> **Exercise instructions**
Pictures are not part of the copy. Retype the lines from the first one through the line that contains "const ticksA_yR = [0,1,2,3,4,5,6,7,8];".

— begin —

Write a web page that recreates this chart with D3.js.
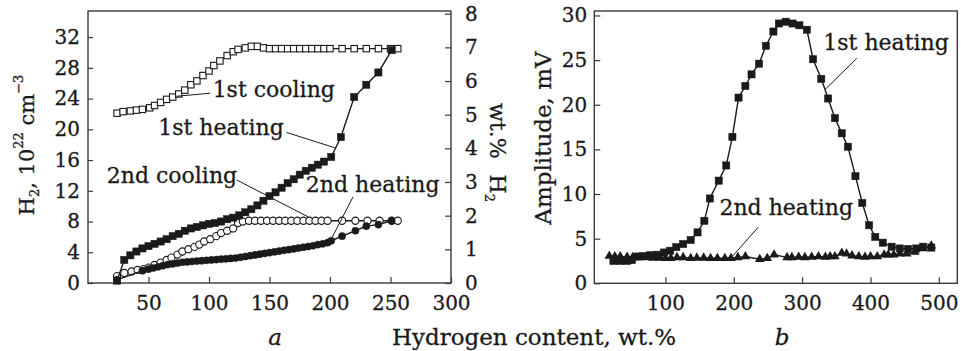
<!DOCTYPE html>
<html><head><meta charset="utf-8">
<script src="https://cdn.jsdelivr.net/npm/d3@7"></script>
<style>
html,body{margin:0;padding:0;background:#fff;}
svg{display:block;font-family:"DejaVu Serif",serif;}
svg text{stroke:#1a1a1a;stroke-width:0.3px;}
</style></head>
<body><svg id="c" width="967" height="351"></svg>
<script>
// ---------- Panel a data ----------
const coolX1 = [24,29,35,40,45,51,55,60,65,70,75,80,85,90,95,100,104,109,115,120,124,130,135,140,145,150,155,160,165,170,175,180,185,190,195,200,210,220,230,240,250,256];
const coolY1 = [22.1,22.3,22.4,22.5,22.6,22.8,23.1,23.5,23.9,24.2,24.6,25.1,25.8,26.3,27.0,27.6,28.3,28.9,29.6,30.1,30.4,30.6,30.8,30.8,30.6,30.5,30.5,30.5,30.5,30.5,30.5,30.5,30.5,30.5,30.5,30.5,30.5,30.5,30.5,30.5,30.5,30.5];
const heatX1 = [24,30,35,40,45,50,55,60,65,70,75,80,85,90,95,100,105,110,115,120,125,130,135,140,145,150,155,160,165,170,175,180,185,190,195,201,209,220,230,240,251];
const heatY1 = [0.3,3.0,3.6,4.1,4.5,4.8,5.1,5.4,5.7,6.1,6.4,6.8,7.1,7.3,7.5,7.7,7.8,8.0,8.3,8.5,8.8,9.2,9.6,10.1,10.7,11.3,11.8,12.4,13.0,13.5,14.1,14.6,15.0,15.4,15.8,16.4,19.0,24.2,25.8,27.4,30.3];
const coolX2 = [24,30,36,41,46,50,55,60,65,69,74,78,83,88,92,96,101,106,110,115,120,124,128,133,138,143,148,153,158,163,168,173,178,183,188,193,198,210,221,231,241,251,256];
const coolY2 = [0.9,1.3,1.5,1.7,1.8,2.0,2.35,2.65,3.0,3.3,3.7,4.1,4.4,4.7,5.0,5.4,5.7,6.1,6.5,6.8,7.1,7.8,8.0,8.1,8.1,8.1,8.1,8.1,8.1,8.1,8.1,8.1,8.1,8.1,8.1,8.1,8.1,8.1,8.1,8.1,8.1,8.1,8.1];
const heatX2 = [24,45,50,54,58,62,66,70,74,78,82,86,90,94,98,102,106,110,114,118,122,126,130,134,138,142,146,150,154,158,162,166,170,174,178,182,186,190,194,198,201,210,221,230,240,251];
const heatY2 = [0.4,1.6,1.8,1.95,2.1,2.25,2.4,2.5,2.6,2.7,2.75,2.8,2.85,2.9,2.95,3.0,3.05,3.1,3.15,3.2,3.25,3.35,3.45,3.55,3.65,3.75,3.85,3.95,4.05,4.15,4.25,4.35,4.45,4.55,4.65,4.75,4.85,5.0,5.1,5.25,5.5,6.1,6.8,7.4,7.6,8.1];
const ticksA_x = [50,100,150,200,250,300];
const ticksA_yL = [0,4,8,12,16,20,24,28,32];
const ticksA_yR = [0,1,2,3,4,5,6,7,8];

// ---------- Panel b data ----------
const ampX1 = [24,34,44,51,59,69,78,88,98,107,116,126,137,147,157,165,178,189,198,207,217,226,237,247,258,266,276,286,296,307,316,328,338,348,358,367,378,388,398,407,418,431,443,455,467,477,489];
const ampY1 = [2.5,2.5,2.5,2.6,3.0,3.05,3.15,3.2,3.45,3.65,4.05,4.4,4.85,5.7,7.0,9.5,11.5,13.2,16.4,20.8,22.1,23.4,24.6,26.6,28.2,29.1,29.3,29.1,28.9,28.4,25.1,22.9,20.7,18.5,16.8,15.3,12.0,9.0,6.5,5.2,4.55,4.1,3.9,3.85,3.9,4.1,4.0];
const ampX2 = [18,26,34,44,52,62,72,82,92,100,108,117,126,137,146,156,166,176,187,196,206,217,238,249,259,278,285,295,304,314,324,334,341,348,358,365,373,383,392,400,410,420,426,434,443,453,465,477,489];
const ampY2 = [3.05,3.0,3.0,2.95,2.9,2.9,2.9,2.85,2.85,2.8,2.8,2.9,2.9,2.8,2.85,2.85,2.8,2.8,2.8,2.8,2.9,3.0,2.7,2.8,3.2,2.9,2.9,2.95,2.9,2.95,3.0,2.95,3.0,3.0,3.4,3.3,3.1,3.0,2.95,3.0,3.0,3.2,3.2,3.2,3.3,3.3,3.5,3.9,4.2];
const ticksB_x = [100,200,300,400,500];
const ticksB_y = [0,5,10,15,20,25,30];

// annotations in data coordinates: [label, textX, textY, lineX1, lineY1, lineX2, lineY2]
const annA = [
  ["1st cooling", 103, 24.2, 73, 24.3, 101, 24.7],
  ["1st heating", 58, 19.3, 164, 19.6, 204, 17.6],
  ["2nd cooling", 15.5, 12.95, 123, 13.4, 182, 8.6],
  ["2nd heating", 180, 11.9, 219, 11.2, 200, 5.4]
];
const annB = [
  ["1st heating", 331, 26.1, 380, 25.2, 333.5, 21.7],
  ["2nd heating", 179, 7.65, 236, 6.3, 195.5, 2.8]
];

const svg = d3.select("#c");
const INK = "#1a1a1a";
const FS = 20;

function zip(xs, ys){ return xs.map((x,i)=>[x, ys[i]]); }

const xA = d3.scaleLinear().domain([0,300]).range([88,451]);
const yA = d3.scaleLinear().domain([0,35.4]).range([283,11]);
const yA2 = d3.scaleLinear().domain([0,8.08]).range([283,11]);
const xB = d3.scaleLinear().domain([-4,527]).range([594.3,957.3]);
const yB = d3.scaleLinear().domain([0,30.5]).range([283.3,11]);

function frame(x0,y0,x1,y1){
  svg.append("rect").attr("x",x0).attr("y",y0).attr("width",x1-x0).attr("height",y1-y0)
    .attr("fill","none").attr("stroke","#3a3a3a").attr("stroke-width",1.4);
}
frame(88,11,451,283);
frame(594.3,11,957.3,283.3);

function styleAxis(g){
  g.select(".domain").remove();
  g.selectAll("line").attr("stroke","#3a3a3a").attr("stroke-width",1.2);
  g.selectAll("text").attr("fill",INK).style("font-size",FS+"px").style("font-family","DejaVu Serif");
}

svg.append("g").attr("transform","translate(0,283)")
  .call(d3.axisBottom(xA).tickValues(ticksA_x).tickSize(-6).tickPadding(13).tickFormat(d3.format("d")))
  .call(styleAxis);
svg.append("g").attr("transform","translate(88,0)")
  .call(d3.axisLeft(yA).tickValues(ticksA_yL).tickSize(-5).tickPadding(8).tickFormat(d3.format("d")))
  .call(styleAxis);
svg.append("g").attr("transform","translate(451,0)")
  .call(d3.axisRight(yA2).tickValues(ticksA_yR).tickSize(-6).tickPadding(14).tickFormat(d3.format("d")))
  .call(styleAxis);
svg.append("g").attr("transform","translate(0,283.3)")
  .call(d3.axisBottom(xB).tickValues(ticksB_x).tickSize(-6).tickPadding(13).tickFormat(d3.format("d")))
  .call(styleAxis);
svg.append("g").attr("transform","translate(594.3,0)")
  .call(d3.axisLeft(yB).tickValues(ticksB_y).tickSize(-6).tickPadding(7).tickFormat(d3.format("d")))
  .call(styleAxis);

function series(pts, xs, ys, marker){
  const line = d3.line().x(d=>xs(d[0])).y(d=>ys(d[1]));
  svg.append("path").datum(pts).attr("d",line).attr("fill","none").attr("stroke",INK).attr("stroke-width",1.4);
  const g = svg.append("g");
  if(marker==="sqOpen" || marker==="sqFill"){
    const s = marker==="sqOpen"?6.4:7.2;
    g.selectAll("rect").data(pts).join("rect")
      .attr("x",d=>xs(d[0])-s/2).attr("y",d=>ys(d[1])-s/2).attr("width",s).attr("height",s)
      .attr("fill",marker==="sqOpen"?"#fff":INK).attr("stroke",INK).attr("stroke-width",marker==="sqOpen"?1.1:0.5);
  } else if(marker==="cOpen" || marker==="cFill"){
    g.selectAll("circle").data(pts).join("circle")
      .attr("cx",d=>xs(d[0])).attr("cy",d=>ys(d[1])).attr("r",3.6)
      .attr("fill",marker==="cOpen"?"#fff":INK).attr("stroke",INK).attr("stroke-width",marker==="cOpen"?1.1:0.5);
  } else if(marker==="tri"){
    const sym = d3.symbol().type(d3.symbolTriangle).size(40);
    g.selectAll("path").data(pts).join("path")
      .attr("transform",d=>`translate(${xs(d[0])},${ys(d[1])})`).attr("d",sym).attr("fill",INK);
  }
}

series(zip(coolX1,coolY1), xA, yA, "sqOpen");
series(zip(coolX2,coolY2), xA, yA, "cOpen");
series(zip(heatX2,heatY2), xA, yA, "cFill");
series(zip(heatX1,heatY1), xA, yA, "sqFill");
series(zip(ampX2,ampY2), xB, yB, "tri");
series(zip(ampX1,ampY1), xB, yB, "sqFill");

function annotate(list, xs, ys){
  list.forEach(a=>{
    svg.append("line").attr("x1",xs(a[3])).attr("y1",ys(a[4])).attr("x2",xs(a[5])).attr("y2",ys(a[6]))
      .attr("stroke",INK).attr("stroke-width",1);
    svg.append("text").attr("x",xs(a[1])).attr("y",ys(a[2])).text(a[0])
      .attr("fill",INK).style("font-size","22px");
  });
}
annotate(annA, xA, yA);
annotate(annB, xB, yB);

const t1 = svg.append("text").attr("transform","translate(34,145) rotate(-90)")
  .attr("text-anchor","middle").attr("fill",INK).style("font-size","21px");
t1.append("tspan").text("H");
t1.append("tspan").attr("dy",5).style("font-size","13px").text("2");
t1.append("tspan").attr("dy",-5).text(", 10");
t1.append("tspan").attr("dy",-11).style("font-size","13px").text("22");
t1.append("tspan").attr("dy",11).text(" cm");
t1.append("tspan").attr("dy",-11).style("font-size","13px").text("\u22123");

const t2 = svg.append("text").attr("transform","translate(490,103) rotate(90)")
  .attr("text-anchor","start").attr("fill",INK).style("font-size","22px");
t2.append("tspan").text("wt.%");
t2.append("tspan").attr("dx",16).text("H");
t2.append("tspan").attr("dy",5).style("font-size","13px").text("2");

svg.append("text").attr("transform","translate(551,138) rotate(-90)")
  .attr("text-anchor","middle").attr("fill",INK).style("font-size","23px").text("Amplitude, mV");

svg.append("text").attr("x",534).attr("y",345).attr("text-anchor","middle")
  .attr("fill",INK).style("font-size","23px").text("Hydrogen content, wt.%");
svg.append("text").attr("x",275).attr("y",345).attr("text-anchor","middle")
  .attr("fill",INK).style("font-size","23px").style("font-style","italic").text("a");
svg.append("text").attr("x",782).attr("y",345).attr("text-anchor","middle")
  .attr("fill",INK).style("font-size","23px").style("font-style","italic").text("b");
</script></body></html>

— end —

> **Response to this exercise**
Write a web page that recreates this chart with D3.js.
<!DOCTYPE html>
<html><head><meta charset="utf-8">
<script src="https://cdn.jsdelivr.net/npm/d3@7"></script>
<style>
html,body{margin:0;padding:0;background:#fff;}
svg{display:block;font-family:"DejaVu Serif",serif;}
svg text{stroke:#1a1a1a;stroke-width:0.3px;}
</style></head>
<body><svg id="c" width="967" height="351"></svg>
<script>
// ---------- Panel a data ----------
const coolX1 = [24,29,35,40,45,51,55,60,65,70,75,80,85,90,95,100,104,109,115,120,124,130,135,140,145,150,155,160,165,170,175,180,185,190,195,200,210,220,230,240,250,256];
const coolY1 = [22.1,22.3,22.4,22.5,22.6,22.8,23.1,23.5,23.9,24.2,24.6,25.1,25.8,26.3,27.0,27.6,28.3,28.9,29.6,30.1,30.4,30.6,30.8,30.8,30.6,30.5,30.5,30.5,30.5,30.5,30.5,30.5,30.5,30.5,30.5,30.5,30.5,30.5,30.5,30.5,30.5,30.5];
const heatX1 = [24,30,35,40,45,50,55,60,65,70,75,80,85,90,95,100,105,110,115,120,125,130,135,140,145,150,155,160,165,170,175,180,185,190,195,201,209,220,230,240,251];
const heatY1 = [0.3,3.0,3.6,4.1,4.5,4.8,5.1,5.4,5.7,6.1,6.4,6.8,7.1,7.3,7.5,7.7,7.8,8.0,8.3,8.5,8.8,9.2,9.6,10.1,10.7,11.3,11.8,12.4,13.0,13.5,14.1,14.6,15.0,15.4,15.8,16.4,19.0,24.2,25.8,27.4,30.3];
const coolX2 = [24,30,36,41,46,50,55,60,65,69,74,78,83,88,92,96,101,106,110,115,120,124,128,133,138,143,148,153,158,163,168,173,178,183,188,193,198,210,221,231,241,251,256];
const coolY2 = [0.9,1.3,1.5,1.7,1.8,2.0,2.35,2.65,3.0,3.3,3.7,4.1,4.4,4.7,5.0,5.4,5.7,6.1,6.5,6.8,7.1,7.8,8.0,8.1,8.1,8.1,8.1,8.1,8.1,8.1,8.1,8.1,8.1,8.1,8.1,8.1,8.1,8.1,8.1,8.1,8.1,8.1,8.1];
const heatX2 = [24,45,50,54,58,62,66,70,74,78,82,86,90,94,98,102,106,110,114,118,122,126,130,134,138,142,146,150,154,158,162,166,170,174,178,182,186,190,194,198,201,210,221,230,240,251];
const heatY2 = [0.4,1.6,1.8,1.95,2.1,2.25,2.4,2.5,2.6,2.7,2.75,2.8,2.85,2.9,2.95,3.0,3.05,3.1,3.15,3.2,3.25,3.35,3.45,3.55,3.65,3.75,3.85,3.95,4.05,4.15,4.25,4.35,4.45,4.55,4.65,4.75,4.85,5.0,5.1,5.25,5.5,6.1,6.8,7.4,7.6,8.1];
const ticksA_x = [50,100,150,200,250,300];
const ticksA_yL = [0,4,8,12,16,20,24,28,32];
const ticksA_yR = [0,1,2,3,4,5,6,7,8];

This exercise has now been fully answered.